Les bébés arrêteront de sourire sur la pelouse, les parents arrêterons de poser en maillot, les sandales neuves arrêteront de serrer les gros orteils pâles, les bâtiments historiques arrêteront de se hisser bien droits derrière les touristes, les fleurs exotiques arrêteront d’enjoliver les jardins des pavillons, les bateaux clairs arrêterons de traverser la mer ensoleillée, les avions arrêterons de décoller pour la colonie… C’est ça, on aura du répit.

Dans le déluge ou l’éboulement qui emportera ce tas monstrueux de formes réconfortantes, on n’est pas en mesure de dire s’il y aura une arche, ni si dans cette arche il y aura un petit coin pour l’espèce des images. Probablement, après son passage il ne restera qu’un grand repos liquide et minéral, avec ses tunnels, ses stalactites, ses bulles, son ressac lent. Il ne restera qu’un bouillonnement de signes informes, un éclatement de feux d’artifice, une carte de lignes interrompues. Il ne restera qu’une seule grande apparition qui ressemblera à tout et à rien.

Plus on descend, plus le monde se fait tenu et risible dans sa distance. Comme dans le film Il buco (Michelangelo Frammartino, 2021), pour rentrer dans le noir terrestre, il faut brûler des images. Les magazines people sont roulés, puis allumés, puis laissés tomber dans la gueule du gouffre… Les torches semblent rester suspendues dans l’espace souterrain pendant quelques secondes, ensuite disparaissent et avec elles l’aperçu hâtif des méandres. Les actrices, les hommes politiques, les exploits de l’Histoire flambent dans ce court feu, sont engloutis par la caverne humide, piétinés par l’expédition souterraine qui avance humblement et ne peux pas s’attarder sur ces bribes de trivialité extérieure. Les représentations du monde s’enterrent.

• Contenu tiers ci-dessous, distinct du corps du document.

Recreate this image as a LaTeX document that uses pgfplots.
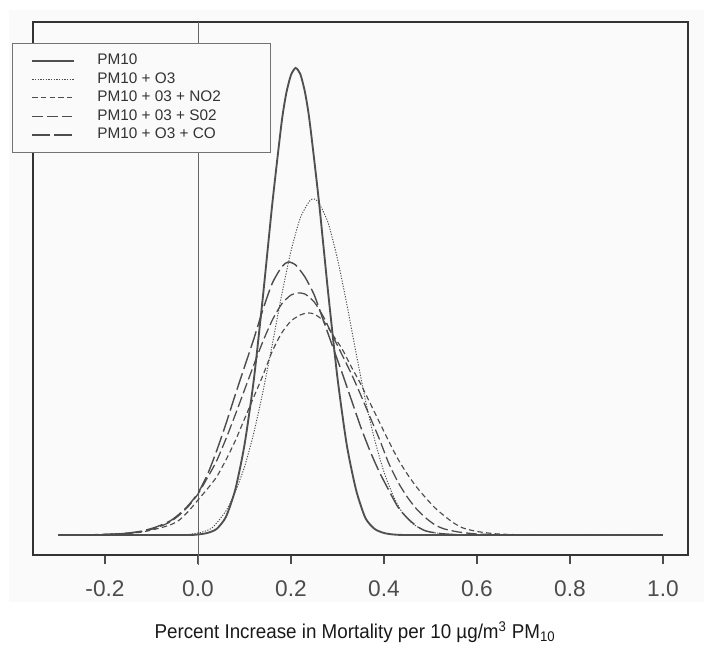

A.B. espérait sauver la disparition des corps par leurs images. Mais le corps des images lui-aussi se recroquevillera, se déchirera, s’éparpillera. Il aura le droit de disparaître et se reposer, de vieillir en paix. Le corps des images s’emmitouflera dans la terre et commencera à se décomposer, tranquille. Dans son sommeil souterrain il se moquera sans gêne, sans bruit, de notre ambition fantasque à l’immortalité et à l’identique. Ça sentira certainement la boue, le champignon ou le vinaigre – ça sentira le sol lourd de la forêt. Les images rêveront peut-être d’un Au-delà pour elles, un petit endroit clean tout en haut, une sorte de ciel où reposer intactes et rachetées. Ou bien ce seront plutôt nous qui le rêverons à leur place, pendant que les images, elles, s’engouffreront royalement en bas, encore plus bas. Derrière, elles nous laisseront une traînée têtue de plastique : de leur décomposition nous ne conserverons qu’un cadavre de paillettes luisant au milieu d’une grande nuit brune et moite.